Howard Levine, PharmD: Yes, we give out information and it’s complete, but we highlight the things that are really, really important here. That’s kind of the way we like them to look at it.
Dawn Dolan, PharmD, BCOP: Repetition and reinforcement. And do you feel like, given your practice, that when you end up talking to patients, does that add an extra layer of confidence in the patient?
Howard Levine, PharmD: Absolutely.
Dawn Dolan, PharmD, BCOP: When a physician, or somebody from the healthcare team, reaches out to a patient, it adds that extra empathy. They say, “Yes, they’re really paying attention and they’re keeping track of what’s going on with me.”
Howard Levine, PharmD: You bet. It’s really important. Our patients like us for that. They say, “The pharmacy called me? Why? The pharmacy has never called me.” And our response is, “Well, we do.” It’s the practice that’s calling, and because of that, they feel like we’re paying more attention to them. And in fact, we are.
Eric Roeland, MD: As institutions start using more of these mobile technologies, we all need to stop and think about what we’re going to do with this information. So, if you have someone saying that their nausea and vomiting is out of control on day 2 or day 3, and that information is then coming to a nurse, then there needs to be protocols in place to clearly define what they’re supposed to do in that setting to really minimize the amount of communication back and forth between the doctor. That’s just something to think about as technology continues to grow.

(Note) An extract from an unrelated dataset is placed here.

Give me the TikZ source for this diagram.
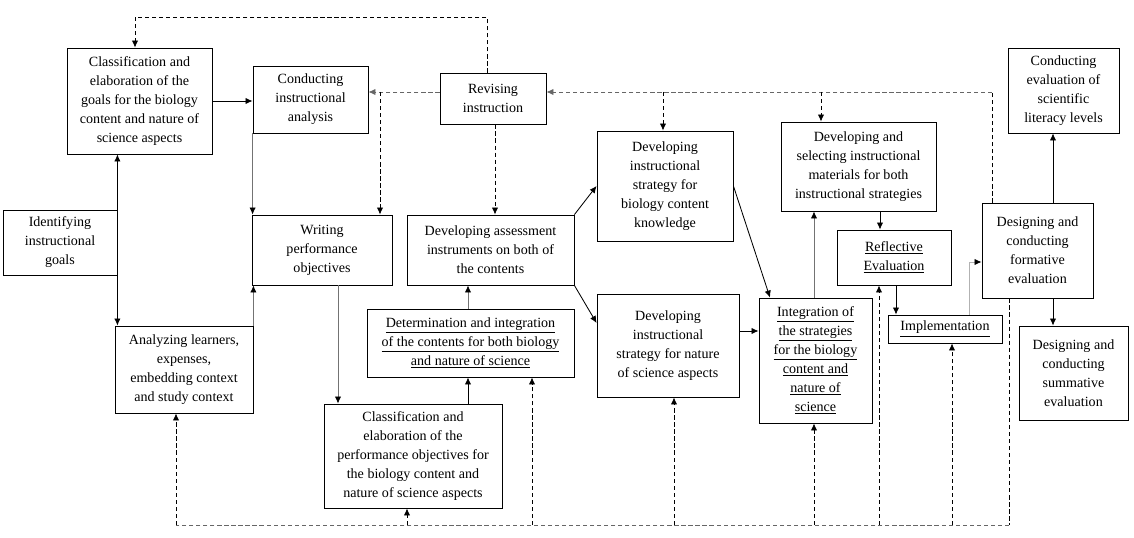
\documentclass[tikz,border=0pt]{standalone}
\usepackage{fontspec}
\setmainfont{Liberation Serif}
\usetikzlibrary{arrows.meta}
\tikzset{>={Latex[length=5pt,width=4.5pt]}}

\begin{document}
\begin{tikzpicture}[x=0.025cm, y=-0.025cm,
    box/.style 2 args={draw, line width=0.6pt, align=center, inner sep=0pt,
        minimum width=#1*0.025cm, minimum height=#2*0.025cm,
        font=\fontsize{10}{13.5}\selectfont},
    con/.style={line width=0.6pt, ->},
    gcon/.style={line width=0.6pt, black!55, -{Latex[length=5pt,width=4.5pt,color=black]}},
    dsh/.style={line width=0.6pt, dash pattern=on 3pt off 2pt},
    gdsh/.style={dsh, black!60}]
    \useasboundingbox (0,0) rectangle (1134,538);
    \node[box={145}{106}] (goals) at (139.5,101) {Classification and\\elaboration of the\\goals for the biology\\content and nature of\\science aspects};
    \node[box={115}{67}] (analysis) at (310.5,99.5) {Conducting\\instructional\\analysis};
    \node[box={114}{65}] (ident) at (60,242.5) {Identifying\\instructional\\goals};
    \node[box={140}{70}] (writing) at (322,250) {Writing\\performance\\objectives};
    \node[box={138}{87}] (analyz) at (184,369.5) {Analyzing learners,\\expenses,\\embedding context\\and study context};
    \node[box={106}{51}] (revise) at (493,98.5) {Revising\\instruction};
    \node[box={136}{110}] (stratbio) at (665,186) {Developing\\instructional\\strategy for\\biology content\\knowledge};
    \node[box={167}{70}] (assess) at (490.5,250) {Developing assessment\\instruments on both of\\the contents};
    \node[box={155}{89}] (materials) at (858.5,166.5) {Developing and\\selecting instructional\\materials for both\\instructional strategies};
    \node[box={111}{85}] (literacy) at (1063.5,90.5) {Conducting\\evaluation of\\scientific\\literacy levels};
    \node[box={114}{55}] (reflect) at (894,257.5) {\underline{Reflective}\\\underline{Evaluation}};
    \node[box={111}{95}] (formative) at (1037.5,250.5) {Designing and\\conducting\\formative\\evaluation};
    \node[box={207}{68}] (determ) at (470.5,343) {\underline{Determination and integration}\\\underline{of the contents for both biology}\\\underline{and nature of science}};
    \node[box={178}{104}] (classperf) at (413,456) {Classification and\\elaboration of the\\performance objectives for\\the biology content and\\nature of science aspects};
    \node[box={142}{103}] (stratnat) at (668,345.5) {Developing\\instructional\\strategy for nature\\of science aspects};
    \node[box={113}{125}] (integr) at (815.5,360.5) {\underline{Integration of}\\\underline{the strategies}\\\underline{for the biology}\\\underline{content and}\\\underline{nature of}\\\underline{science}};
    \node[box={114}{28}] (implem) at (945,329) {\underline{Implementation}};
    \node[box={109}{94}] (summ) at (1073.5,373) {Designing and\\conducting\\summative\\evaluation};

    \draw[con] (ident.north east) -- (ident.north east |- goals.south);
    \draw[con] (ident.south east) -- (ident.south east |- analyz.north);
    \draw[con] (goals.east) -- (goals.east -| analysis.west);
    \draw[gcon] (analysis.south west) -- (analysis.south west |- writing.north);
    \draw[gcon] (analyz.north east) -- (analyz.north east |- writing.south);
    \draw[gcon] (writing.south -| 338,0) -- (classperf.north -| 338,0);
    \draw[con] (classperf.north -| 468,0) -- (determ.south -| 468,0);
    \draw[gcon] (determ.north -| 468,0) -- (assess.south -| 468,0);
    \draw[con] (assess.north east) -- (stratbio.west);
    \draw[con] (assess.south east) -- (stratnat.west |- 0,323);
    \draw[con] (stratbio.east) -- (integr.north -| 770,0);
    \draw[con] (stratnat.east |- 0,331) -- (integr.west |- 0,331);
    \draw[gcon] (integr.north -| 814,0) -- (materials.south -| 814,0);
    \draw[con] (materials.south -| 880,0) -- (reflect.north -| 880,0);
    \draw[con] (reflect.south -| 896,0) -- (implem.north -| 896,0);
    \draw[gcon, black!30] (implem.north -| 969,0) |- (formative.west |- 0,262);
    \draw[con] (formative.north -| 1053,0) -- (literacy.south -| 1053,0);
    \draw[con] (formative.south -| 1053,0) -- (summ.north -| 1053,0);

    % feedback lines
    \coordinate (top) at (487,17);
    \coordinate (jl) at (380,92);
    \coordinate (jr) at (992,92);
    \coordinate (bot) at (1009,525);
    \draw[dsh,->] (revise.north -| top) -- (top) -| (goals.north -| 135,0);
    \draw[gdsh,->] (revise.west |- jl) -- (analysis.east |- jl);
    \draw[dsh,->] (jl) -- (writing.north -| jl);
    \draw[dsh,->] (revise.south -| 495,0) -- (assess.north -| 495,0);
    \draw[dsh] (formative.north -| jr) -- (jr);
    \draw[gdsh,->] (jr) -- (revise.east |- jr);
    \foreach \nd/\xx in {stratbio/663, materials/821}
        \draw[dsh,->] (jr -| \xx,0) -- (\nd.north -| \xx,0);
    \draw[dsh] (formative.south -| bot) -- (bot);
    \draw[gdsh] (bot) -- (bot -| 176,0);
    \foreach \nd/\xx in {analyz/176, classperf/407, determ/532, stratnat/674, integr/814, reflect/879, implem/952}
        \draw[dsh,->] (bot -| \xx,0) -- (\nd.south -| \xx,0);
\end{tikzpicture}
\end{document}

Howard Levine, PharmD: We’ve kind of set algorithms. Whoever is making the call out, “If this, do this, if this, do that, if this, do this,” documents that the call is made. “Is everything good?” Check. “Not good?” They log down that the physician called, or the nurse practitioner called, or whoever it was.
Lee S. Schwartzberg, MD: We’ve done the same thing. We’re in an era, now, where many of us are participating in the Oncology Care Model and other types of alternative payment models. The locus comes back to us, and we have to control costs by reducing emergency room visits and by reducing hospitalizations. And CINV is a perfect area to work on, because if you have this communication and you have an algorithm, then you know how to deal with it. If you reach out to patients and they need hydration, they can come into the office as opposed to showing up in the emergency room, which, as we all know, usually means an automatic admit because they’re not used to dealing with cancer. They get cancer and they get nervous. “We better put you in the hospital.” That costs a lot of money for something that doesn’t need to happen if we have a focused way of taking care of the problem, and if we communicate with the patient. So, we get the information and then we deal with it, whether it’s done via a mobile app or through a telephone call. I think we’ll see more of that in the future, and I think that will be very good for the patients, and they’ll care.
Dawn Dolan, PharmD, BCOP: It will really also lend itself to better research and outcomes, because historically, nausea and vomiting is so hard to document because it’s under reported. Looking back, retrospectively, it’s really hard to get meaningful data out of that.
Lee S. Schwartzberg, MD: And nausea is subjective, so you can’t point to it. It’s not a lab test that we can point to and document.